Looking further ahead I’d like to be in the top 30 and be successful in the World Cup, especially in the Slalom as my main event, but also in the Alpine Combined.

What feelings do you associate with skiing? What do you get out of it ;-)?

For me, skiing means fun and freedom. It’s wonderful to spend time skiing in natural surroundings and with good friends. Specifically with regard to racing it’s an incredible feeling to win a race or achieve a good result that makes you proud of your performance.

General Information
Date of birth: 27/03/1993 (age 27)
Place of birth: Châtel-Saint-Denis, Switzerland
Height: 177 cm
Weight: 79 kg
Squad: B squad, Swiss-Ski
Events: Slalom, Giant Slalom, Alpine Combined
Best result: WSC title, Alpine Combined 2017

Aerni hails from Grosshöchstetten in the canton of Bern but spent much of his youth in Crans-Montana in the canton of Valais. In November 2008, when he was 15, he began taking part in national juniors’ races, and from January 2009 he competed in FIS races as well. After recording his first win in a FIS race in January 2011 he competed in the European Cup for the first time. At the 2012 Junior WSC in Roccaraso he won the bronze medal in the Team Event. At the end of the 2011/12 season he was Swiss champion in the Super Combined.

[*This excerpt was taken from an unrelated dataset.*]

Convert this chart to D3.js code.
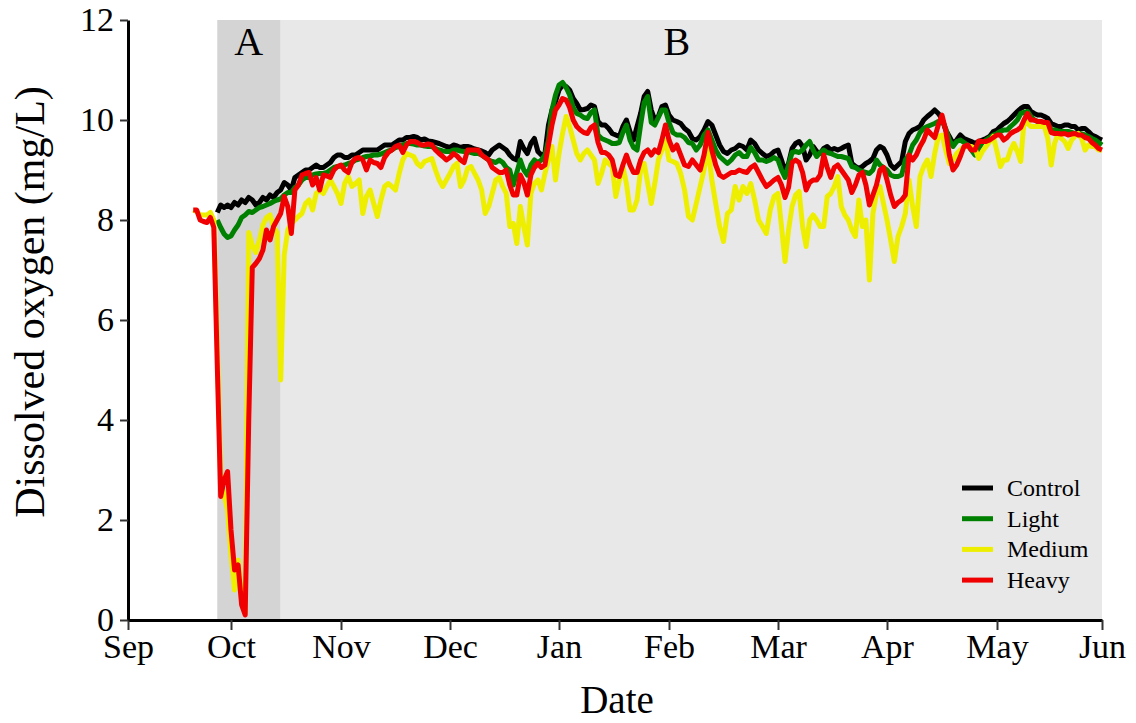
<!DOCTYPE html>
<meta charset="utf-8">
<body style="margin:0;background:#fff">

<script src="https://d3js.org/d3.v7.min.js"></script>

<script>

// daily readings, 20 Sep 2017 .. 1 Jun 2018
var firstDay = new Date(2017, 8, 20)
var lastDay = new Date(2018, 5, 1)
var days = d3.timeDay.range(firstDay, d3.timeDay.offset(lastDay, 1))

// month ticks on the x axis
var months = d3.timeMonth.range(new Date(2017, 8, 1), new Date(2018, 5, 2))

// shaded phases
var phaseLabels = ['A', 'B']
var phaseStart = [new Date(2017, 8, 27), new Date(2017, 9, 15)]
var phaseEnd = [new Date(2017, 9, 15), new Date(2018, 5, 1)]
var phaseLabelAt = [new Date(2017, 9, 6), new Date(2018, 1, 3)]

var seriesNames = ['Control', 'Light', 'Medium', 'Heavy']

var control = [
  null,null,null,null,null,null,null,8.15,8.3,8.25,8.3,
  8.25,8.35,8.3,8.4,8.35,8.45,8.4,8.3,8.35,8.45,8.4,8.5,8.45,8.55,8.6,8.75,8.7,8.6,8.85,8.9,8.95,9.0,9.0,9.05,9.1,9.05,9.05,9.1,9.15,9.25,9.3,
  9.3,9.25,9.25,9.3,9.3,9.35,9.4,9.4,9.4,9.4,9.4,9.45,9.5,9.5,9.5,9.55,9.6,9.6,9.65,9.65,9.67,9.65,9.6,9.62,9.58,9.57,9.55,9.53,9.5,9.47,
  9.45,9.5,9.48,9.45,9.47,9.47,9.45,9.42,9.4,9.38,9.35,9.3,9.4,9.45,9.5,9.45,9.4,9.3,9.23,9.2,9.57,9.43,9.33,9.53,9.63,9.37,9.3,9.33,9.9,10.2,10.37,
  10.6,10.7,10.67,10.6,10.43,10.33,10.2,10.21,10.23,10.3,10.27,9.97,9.9,9.9,9.83,9.73,9.7,9.67,9.87,10.0,9.77,9.6,9.87,10.13,10.47,10.57,10.2,10.0,10.07,10.27,10.3,
  10.1,10.0,9.97,9.93,9.83,9.77,9.63,9.6,9.67,9.8,9.97,9.9,9.7,9.5,9.37,9.33,9.4,9.43,9.5,9.47,9.4,9.6,9.53,9.4,9.33,9.27,9.3,9.37,
  9.4,9.2,8.97,9.13,9.43,9.53,9.57,9.47,9.2,9.3,9.47,9.37,9.33,9.43,9.47,9.4,9.43,9.4,9.43,9.47,9.5,9.13,9.07,9.03,9.07,9.13,9.17,9.23,9.4,9.47,9.43,
  9.3,9.1,9.03,9.1,9.17,9.57,9.73,9.8,9.83,9.87,10.0,10.07,10.13,10.2,10.13,10.03,9.8,9.67,9.53,9.6,9.7,9.63,9.6,9.57,9.53,9.57,9.6,9.63,9.67,9.77,
  9.8,9.87,9.93,9.97,10.03,10.1,10.17,10.23,10.27,10.27,10.17,10.13,10.1,10.1,10.07,10.03,9.93,9.9,9.87,9.87,9.9,9.9,9.87,9.87,9.8,9.83,9.83,9.77,9.7,9.67,9.63,
  9.6
]

var light = [
  null,null,null,null,null,null,null,8.0,7.85,7.72,7.65,
  7.68,7.8,7.9,8.05,8.1,8.17,8.15,8.2,8.25,8.27,8.3,8.33,8.37,8.4,8.42,8.5,8.55,8.55,8.65,8.7,8.8,8.85,8.85,8.9,8.92,8.93,8.93,8.95,9.0,9.05,9.07,
  9.08,9.1,9.13,9.15,9.2,9.22,9.25,9.27,9.28,9.3,9.3,9.32,9.35,9.38,9.4,9.45,9.47,9.5,9.53,9.53,9.52,9.5,9.5,9.48,9.47,9.47,9.43,9.4,9.38,9.37,
  9.37,9.4,9.4,9.38,9.37,9.37,9.35,9.33,9.33,9.3,9.25,9.2,9.17,9.15,9.2,9.15,9.05,9.0,8.7,8.95,9.2,9.0,8.9,9.1,9.2,9.15,9.2,9.3,9.6,10.2,10.5,
  10.7,10.75,10.65,10.5,10.25,10.13,10.1,10.05,10.03,10.15,10.2,9.7,9.63,9.6,9.57,9.53,9.53,9.55,9.75,9.9,9.6,9.45,9.4,9.9,10.35,10.47,9.95,9.9,10.05,10.2,10.2,
  9.95,9.75,9.7,9.7,9.65,9.55,9.53,9.4,9.5,9.7,9.8,9.6,9.4,9.27,9.2,9.13,9.2,9.3,9.35,9.27,9.27,9.45,9.35,9.2,9.2,9.17,9.2,9.25,
  9.2,9.0,8.85,9.1,9.35,9.37,9.35,9.4,9.5,9.57,9.4,9.27,9.35,9.4,9.35,9.33,9.3,9.27,9.27,9.25,9.23,9.07,9.05,9.0,8.97,8.95,8.93,9.0,9.2,9.1,9.05,
  9.0,8.9,8.87,8.87,8.9,9.2,9.3,9.5,9.6,9.75,9.83,9.87,9.9,9.93,9.97,10.0,9.83,9.6,9.47,9.57,9.6,9.55,9.5,9.4,9.3,9.43,9.55,9.6,9.65,9.7,
  9.73,9.77,9.8,9.8,9.87,9.93,10.0,10.13,10.15,10.17,10.07,10.0,9.97,9.95,9.95,9.93,9.8,9.8,9.78,9.77,9.77,9.77,9.75,9.73,9.73,9.72,9.7,9.67,9.63,9.6,9.55,
  9.5
]

var medium = [
  8.2,8.17,8.1,8.1,8.1,8.15,8.0,5.5,2.8,2.5,2.2,
  1.3,0.6,1.2,0.4,0.15,7.75,7.5,7.35,7.6,7.9,8.05,8.1,7.85,7.75,4.8,7.3,7.8,7.93,8.0,8.07,8.13,8.33,8.4,8.2,8.53,8.6,8.53,8.67,8.8,8.67,8.53,
  8.33,8.73,8.87,8.67,8.73,8.8,8.13,8.47,8.6,8.33,8.07,8.4,8.67,8.73,8.67,8.6,8.93,9.2,9.33,9.3,9.27,9.13,9.07,9.17,9.2,9.23,9.0,8.8,8.67,8.8,
  8.93,9.07,9.13,8.67,8.8,9.03,9.07,8.93,8.8,8.6,8.13,8.27,8.53,8.8,8.85,8.67,8.53,7.87,7.93,7.53,8.27,7.87,7.5,8.53,8.73,8.8,8.6,8.93,9.2,9.47,8.8,
  9.33,9.73,10.07,9.87,9.6,9.33,9.2,9.33,9.4,9.3,9.2,8.73,8.93,9.2,9.13,9.07,8.47,8.8,9.07,8.73,8.2,8.2,8.4,9.0,9.13,8.73,8.33,8.73,9.2,9.4,9.6,
  9.2,9.17,9.13,8.93,8.6,8.07,8.0,8.33,8.67,9.0,9.47,8.8,8.33,7.87,7.57,8.13,8.2,8.67,8.4,8.67,8.53,8.73,8.4,8.0,7.87,7.73,8.2,8.47,
  8.53,7.87,7.17,7.8,8.27,8.5,8.57,7.87,7.47,8.0,8.1,8.0,7.87,7.87,8.47,8.53,8.67,8.87,8.27,8.1,8.0,7.8,7.67,8.4,7.87,8.0,6.8,8.13,8.53,8.67,8.33,
  8.0,7.6,7.17,7.67,7.87,8.13,8.8,8.27,7.87,8.87,9.07,9.2,8.87,9.33,9.67,9.7,9.4,9.13,9.2,9.33,9.4,9.47,9.47,9.47,9.43,9.23,9.37,9.47,9.57,9.67,
  9.37,9.07,9.2,9.2,9.4,9.53,9.37,9.17,10.0,9.93,9.87,9.87,9.87,9.87,9.87,9.63,9.1,9.53,9.73,9.63,9.57,9.43,9.6,9.67,9.73,9.63,9.4,9.5,9.47,9.47,9.4,
  9.4
]

var heavy = [
  8.2,8.2,8.0,7.97,7.95,8.05,7.85,5.1,2.47,2.8,2.97,
  1.8,1.0,1.1,0.3,0.1,4.0,7.05,7.13,7.23,7.4,7.8,7.6,7.87,8.0,8.13,8.47,8.27,7.73,8.6,8.7,8.9,8.93,8.95,8.7,8.85,8.6,8.9,8.88,8.85,9.0,9.07,
  9.1,9.0,8.95,9.15,9.23,9.25,9.2,9.0,9.2,9.15,9.13,9.05,9.25,9.35,9.4,9.47,9.5,9.35,9.5,9.57,9.57,9.55,9.5,9.5,9.52,9.5,9.4,9.33,9.27,9.2,
  9.25,9.33,9.28,9.2,9.15,9.4,9.4,9.4,9.4,9.3,9.25,9.2,9.05,9.0,8.95,8.95,9.0,8.7,8.5,8.5,8.9,8.75,8.5,8.9,9.05,9.13,9.05,9.1,9.5,9.9,10.2,
  10.3,10.43,10.4,10.25,10.0,9.87,9.8,9.75,9.73,9.85,9.9,9.55,9.35,9.35,9.3,9.2,8.9,8.87,9.1,9.3,9.1,8.95,8.95,9.2,9.35,9.4,9.3,9.4,9.35,9.6,9.9,
  9.6,9.4,9.5,9.3,9.1,9.07,9.2,9.1,9.0,9.3,9.75,9.4,9.1,8.9,8.85,8.9,8.95,8.95,9.0,8.97,8.95,9.05,9.1,8.95,8.8,8.67,8.73,8.8,
  8.85,8.7,8.45,8.65,9.15,9.2,9.15,8.95,8.6,8.75,8.8,8.8,8.9,9.3,9.05,8.85,9.05,9.1,9.0,8.9,8.8,8.55,8.7,8.9,8.95,8.7,8.3,8.5,8.7,9.0,9.05,
  8.8,8.5,8.27,8.35,8.4,8.5,9.3,9.2,9.3,9.47,9.6,9.8,9.72,9.65,9.9,10.1,9.8,9.3,9.0,9.1,9.27,9.47,9.5,9.4,9.4,9.58,9.57,9.57,9.6,9.65,
  9.7,9.7,9.6,9.65,9.73,9.77,9.8,9.85,10.0,10.13,10.0,10.0,9.97,9.97,9.95,9.95,9.75,9.73,9.73,9.72,9.73,9.7,9.72,9.73,9.7,9.7,9.65,9.63,9.55,9.5,9.43,
  9.4
]

var seriesValues = [control, light, medium, heavy]
var seriesColors = ['#000000', '#008000', '#eeee00', '#f00000']

var W = 1136, H = 723
var font = 'Liberation Serif, Times New Roman, serif'

// month ticks are not spaced by day count in the original, so pin each one
var monthX = [128, 231, 341, 450, 559, 669, 778, 887, 997, 1102]
var x = d3.scaleTime().domain(months).range(monthX)
var y = d3.scaleLinear().domain([0, 12]).range([620, 20])

var svg = d3.select('body').append('svg')
    .attr('width', W)
    .attr('height', H)

// phase backgrounds
var phaseFill = ['#d4d4d4', '#e8e8e8']
svg.selectAll('.phase').data(phaseLabels).enter()
  .append('rect')
    .attr('class', 'phase')
    .attr('x', (d, i) => x(phaseStart[i]))
    .attr('width', (d, i) => x(phaseEnd[i]) - x(phaseStart[i]))
    .attr('y', y(12))
    .attr('height', y(0) - y(12))
    .attr('fill', (d, i) => phaseFill[i])

svg.selectAll('.phase-label').data(phaseLabels).enter()
  .append('text')
    .attr('x', (d, i) => x(phaseLabelAt[i]))
    .attr('y', 55)
    .attr('text-anchor', 'middle')
    .attr('font-family', font)
    .attr('font-size', 40)
    .text(d => d)

// lines
var line = d3.line()
    .defined(v => v != null)
    .x((v, i) => x(days[i]))
    .y(v => y(v))

seriesValues.forEach((vals, k) => {
  svg.append('path')
    .datum(vals)
    .attr('d', line)
    .attr('fill', 'none')
    .attr('stroke', seriesColors[k])
    .attr('stroke-width', 5)
    .attr('stroke-linejoin', 'round')
})

// axes
var xAxis = svg.append('g')
    .attr('transform', `translate(0,${y(0)})`)
    .call(d3.axisBottom(x).tickValues(months).tickFormat(d3.timeFormat('%b'))
      .tickSize(10).tickSizeOuter(0).tickPadding(4))
xAxis.select('.domain').attr('stroke', '#000').attr('stroke-width', 3)
xAxis.selectAll('.tick line').attr('stroke', '#333').attr('stroke-width', 2)
xAxis.selectAll('text').attr('font-family', font).attr('font-size', 34).attr('fill', '#000')

var yAxis = svg.append('g')
    .attr('transform', `translate(${x(months[0])},0)`)
    .call(d3.axisLeft(y).tickValues([0, 2, 4, 6, 8, 10, 12]).tickSize(8).tickSizeOuter(0).tickPadding(6))
yAxis.select('.domain').attr('stroke', '#000').attr('stroke-width', 3)
yAxis.selectAll('.tick line').attr('stroke', '#333').attr('stroke-width', 2)
yAxis.selectAll('text').attr('font-family', font).attr('font-size', 34).attr('fill', '#000')

svg.append('text')
    .attr('x', 617)
    .attr('y', 713)
    .attr('text-anchor', 'middle')
    .attr('font-family', font)
    .attr('font-size', 39)
    .text('Date')

svg.append('text')
    .attr('transform', 'translate(44,302) rotate(-90)')
    .attr('text-anchor', 'middle')
    .attr('font-family', font)
    .attr('font-size', 42)
    .text('Dissolved oxygen (mg/L)')

// legend
var legend = svg.append('g').attr('transform', 'translate(962,488)')
seriesNames.forEach((name, k) => {
  var row = legend.append('g').attr('transform', `translate(0,${k * 30.7})`)
  row.append('line')
    .attr('x1', 0).attr('x2', 31)
    .attr('stroke', seriesColors[k])
    .attr('stroke-width', 5)
  row.append('text')
    .attr('x', 45)
    .attr('y', 8)
    .attr('font-family', font)
    .attr('font-size', 24)
    .text(name)
})

</script>
</body>
</html>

Aerni established himself in the European Cup at the beginning of the 2012/13 season and achieved several top 10 finishes. As a result, he was nominated for the City Event Parallel Slalom on New Year’s Day 2013 in Munich, taking the place of the injured Beat Feuz. Although he did not progress beyond the last 16 he was accorded his first World Cup points. Two days later, on 3 January 2013, Aerni won his first European Cup race. At the 2013 Junior WSC he won the silver medal in the Team Event and finished fourth in the Slalom. In the Slalom in Bormio on 6 January 2014 he moved up from 27th to 10th in the second run, thus recording his first top 10 finish in a World Cup race. 18 days later he achieved his best World Cup result to date, 5th place in the Slalom in Kitzbühel. He won two more silver medals at the Junior WSC in 2014 (Team Event and Slalom). Finally, he was victorious with the Swiss team in the season finale in Lenzerheide on 14 March 2014, ahead of the USA and Austria.